In 2003, Tamara made news with her affair with 22-year-old Oscar Humphries. Matthew defended her, saying her affair was his fault because he had once again slipped back into drug addiction while on vacation in Ibiza. During the course of their marriage, Matthew would spend a significant amount of time in rehab for his drug use.

In her memoir, Mellon said that while she was having a Jimmy Choo board meeting in their home, one week after her daughter was born, she was worried that her husband was in the kitchen free-basing. When Tamara and Matthew divorced in 2005 it got almost as much press as their wedding.

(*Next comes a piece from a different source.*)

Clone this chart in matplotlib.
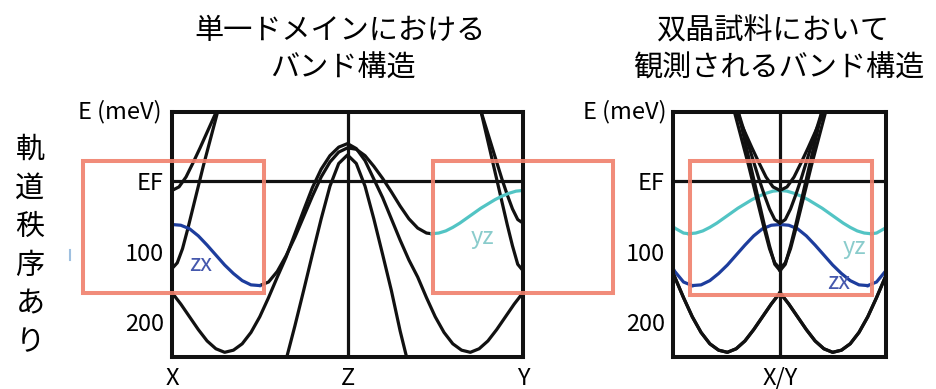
import matplotlib
matplotlib.use("Agg")
import matplotlib.pyplot as plt
from matplotlib.patches import Rectangle
from matplotlib.lines import Line2D

plt.rcParams['font.family'] = ['Noto Sans CJK JP', 'DejaVu Sans']

# Band dispersions along X(0) - Z(1) - Y(2); energies in meV below EF
band_a_k = [0.00, 0.05, 0.10, 0.15, 0.20, 0.25, 0.30, 0.35, 0.40, 0.45, 0.50,
            0.55, 0.60, 0.65, 0.70, 0.75, 0.80, 0.85, 0.90, 0.95, 1.00,
            1.05, 1.10, 1.15, 1.20, 1.25, 1.30, 1.35, 1.40, 1.45, 1.50,
            1.55, 1.60, 1.65, 1.70, 1.75, 1.80, 1.85, 1.90, 1.95, 2.00]
band_a_e = [158, 174, 192, 210, 226, 237, 242, 239, 230, 214, 192,
            165, 136, 108, 75, 42, 10, -16, -35, -47, -52,
            -45, -28, -2, 24, 54, 84, 112, 136, 165, 192,
            214, 230, 239, 242, 237, 226, 210, 192, 174, 158]

zx_k = [0.00, 0.05, 0.10, 0.15, 0.20, 0.25, 0.30, 0.35, 0.40, 0.45, 0.50]
zx_e = [62, 63, 68, 78, 91, 105, 119, 131, 141, 147, 148]

hump_k = [0.50, 0.55, 0.60, 0.65, 0.70, 0.75, 0.80, 0.85, 0.90, 0.95, 1.00,
          1.05, 1.10, 1.15, 1.20, 1.25, 1.30, 1.35, 1.40, 1.45, 1.48]
hump_e = [148, 143, 128, 106, 80, 51, 22, -5, -26, -40, -46,
          -44, -35, -20, -3, 16, 36, 54, 67, 74, 75]

yz_k = [1.48, 1.52, 1.56, 1.60, 1.64, 1.68, 1.72, 1.76, 1.80, 1.84, 1.88, 1.92, 1.96, 2.00]
yz_e = [75, 74, 71, 66, 60, 53, 46, 39, 33, 27, 22, 18, 15, 14]

steep_k = [0.64, 0.70, 0.75, 0.80, 0.85, 0.90, 0.95, 1.00, 1.05, 1.10, 1.15, 1.20, 1.25, 1.30, 1.35]
steep_e = [262, 205, 155, 104, 54, 8, -24, -36, -24, 8, 54, 104, 155, 212, 262]

x1_k = [0.00, 0.04, 0.08, 0.12, 0.16, 0.20, 0.24, 0.28]
x1_e = [14, 9, -5, -25, -46, -68, -90, -112]
x2_k = [0.00, 0.03, 0.06, 0.09, 0.12, 0.15, 0.18, 0.21, 0.24, 0.27]
x2_e = [124, 116, 96, 68, 38, 8, -22, -50, -78, -106]

y1_k = [2.00, 1.97, 1.94, 1.91, 1.88, 1.85, 1.82, 1.79, 1.76, 1.73]
y1_e = [60, 55, 40, 20, -2, -26, -50, -74, -98, -122]
y2_k = [2.00, 1.97, 1.94, 1.91, 1.88, 1.85, 1.82, 1.79, 1.76, 1.73]
y2_e = [127, 118, 92, 62, 30, -2, -34, -66, -98, -130]

e_ticks = [0, 100, 200]
e_tick_labels = ['EF', '100', '200']
k_ticks = [0, 1, 2]
k_tick_labels = ['X', 'Z', 'Y']

BLACK = '#111111'
BLUE = '#1d3d9d'
CYAN = '#52c4c4'
RED = '#f0806c'
LW = 2.3

W, H = 936, 389
fig = plt.figure(figsize=(W / 100, H / 100), dpi=100)


def axes_px(x0, x1, y0, y1):
    return fig.add_axes([x0 / W, 1 - y1 / H, (x1 - x0) / W, (y1 - y0) / H])


def style(ax, xticks, xlabels):
    ax.set_ylim(248.6, -96.5)
    ax.set_yticks(e_ticks)
    ax.set_yticklabels(e_tick_labels)
    ax.set_xticks(xticks)
    ax.set_xticklabels(xlabels)
    ax.tick_params(length=0, labelsize=17, pad=6)
    ax.tick_params(axis='x', pad=7)
    for s in ax.spines.values():
        s.set_linewidth(2.9)
        s.set_color(BLACK)
    ax.axhline(0, color=BLACK, lw=LW)
    ax.text(-0.03, 1.0, 'E (meV)', transform=ax.transAxes, ha='right',
            va='center', fontsize=17)


# single-domain band structure
ax1 = axes_px(172, 523, 112, 357)
ax1.set_xlim(0, 2)
style(ax1, k_ticks, k_tick_labels)
ax1.axvline(1, color=BLACK, lw=LW)
for k, e in [(band_a_k, band_a_e), (hump_k, hump_e), (steep_k, steep_e),
             (x1_k, x1_e), (x2_k, x2_e), (y1_k, y1_e), (y2_k, y2_e)]:
    ax1.plot(k, e, color=BLACK, lw=LW, solid_capstyle='round')
ax1.plot(zx_k, zx_e, color=BLUE, lw=LW)
ax1.plot(yz_k, yz_e, color=CYAN, lw=LW)
ax1.text(0.165, 119, 'zx', color='#4558ad', fontsize=17, ha='center', va='center')
ax1.text(1.77, 80, 'yz', color='#8acccc', fontsize=17, ha='center', va='center')
for x0, w in [(-0.507, 1.031), (1.487, 1.026)]:
    ax1.add_patch(Rectangle((x0, -28), w, 186.5, fill=False, ec=RED, lw=2.9,
                            clip_on=False, zorder=5, alpha=0.9))

# twinned sample: X and Y dispersions folded onto one axis
ax2 = axes_px(673, 886, 112, 357)
ax2.set_xlim(-0.610, 0.604)
style(ax2, [0], ['X/Y'])
ax2.axvline(0, color=BLACK, lw=LW)
for sign in (1, -1):
    ax2.plot([sign * k for k in zx_k], zx_e, color=BLUE, lw=LW)
    ax2.plot([sign * k for k in hump_k], hump_e, color=BLUE, lw=LW)
    ax2.plot([sign * (2 - k) for k in yz_k], yz_e, color=CYAN, lw=LW)
    ax2.plot([sign * (2 - k) for k in hump_k], hump_e, color=CYAN, lw=LW)
for sign in (1, -1):
    ax2.plot([sign * k for k in band_a_k], band_a_e, color=BLACK, lw=LW)
    ax2.plot([sign * (2 - k) for k in band_a_k], band_a_e, color=BLACK, lw=LW)
    for k, e in [(x1_k, x1_e), (x2_k, x2_e)]:
        ax2.plot([sign * v for v in k], e, color=BLACK, lw=LW)
    for k, e in [(y1_k, y1_e), (y2_k, y2_e)]:
        ax2.plot([sign * (2 - v) for v in k], e, color=BLACK, lw=LW)
ax2.text(0.422, 95, 'yz', color='#8acccc', fontsize=17, ha='center', va='center')
ax2.text(0.336, 143, 'zx', color='#4558ad', fontsize=17, ha='center', va='center')
ax2.add_patch(Rectangle((-0.513, -28), 1.037, 189, fill=False, ec=RED, lw=2.9,
                        clip_on=False, zorder=5, alpha=0.9))

# titles and side note
fig.text(340 / W, 1 - 31 / H, '単一ドメインにおける', ha='center', va='center', fontsize=21)
fig.text(343 / W, 1 - 69 / H, 'バンド構造', ha='center', va='center', fontsize=21)
fig.text(773 / W, 1 - 31 / H, '双晶試料において', ha='center', va='center', fontsize=21)
fig.text(779 / W, 1 - 69 / H, '観測されるバンド構造', ha='center', va='center', fontsize=21)
for i, ch in enumerate('軌道秩序あり'):
    fig.text(30 / W, 1 - (150 + 38.5 * i) / H, ch, ha='center', va='center', fontsize=21)
fig.add_artist(Line2D([70 / W, 70 / W], [1 - 250 / H, 1 - 260 / H],
                      color='#9fc0e0', lw=1.5))

fig.savefig('out.png', dpi=100, facecolor='white')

In 2007, Tamara made the Sunday Times Rich List for the first time. All those $600 stilettos Jimmy Choo had sold had netted her a personal fortune of $154 million. She was the 64th richest woman in Britain.

However, Tamara's world continued to crumble. After her divorce, she began feuding with her mother. The death of her father and the subsequent sale of the family's stake in Jimmy Choo Ltd. to Lion Capital led to confusion. No one except Tamara seemed quite sure how much money they were due. Mellon took her mother to court in 2009 over $7 million of Jimmy Choo assets that her mother pocketed. Ann Yeardye eventually dropped the case. To this day, Tamara and her mother are estranged.

Tamara moved on, started dating again, and was seen out and about with actor Christian Slater and musician Kid Rock.

Then, in 2011, Jimmy Choo was sold to its current owners, the private equity firm Labelux, for nearly $900 million. Three months later, Mellon resigned. No one tried to stop her.

And what happened then?

When it was all stripped away – the company, the marriage, the support of her parents – Tamara Mellon found happiness.

In 2013, Tamara Mellon launched a clothing and shoe label under her own name. She also began dating, and in 2015, became engaged to former CAA and Disney honcho Michael Ovitz. She lives in New York City and London with her daughter "Minty," and she attended the wedding of her ex-husband as his friend. She no longer has nightmares and panic attacks. Her fabulous life is truly fabulous this time around.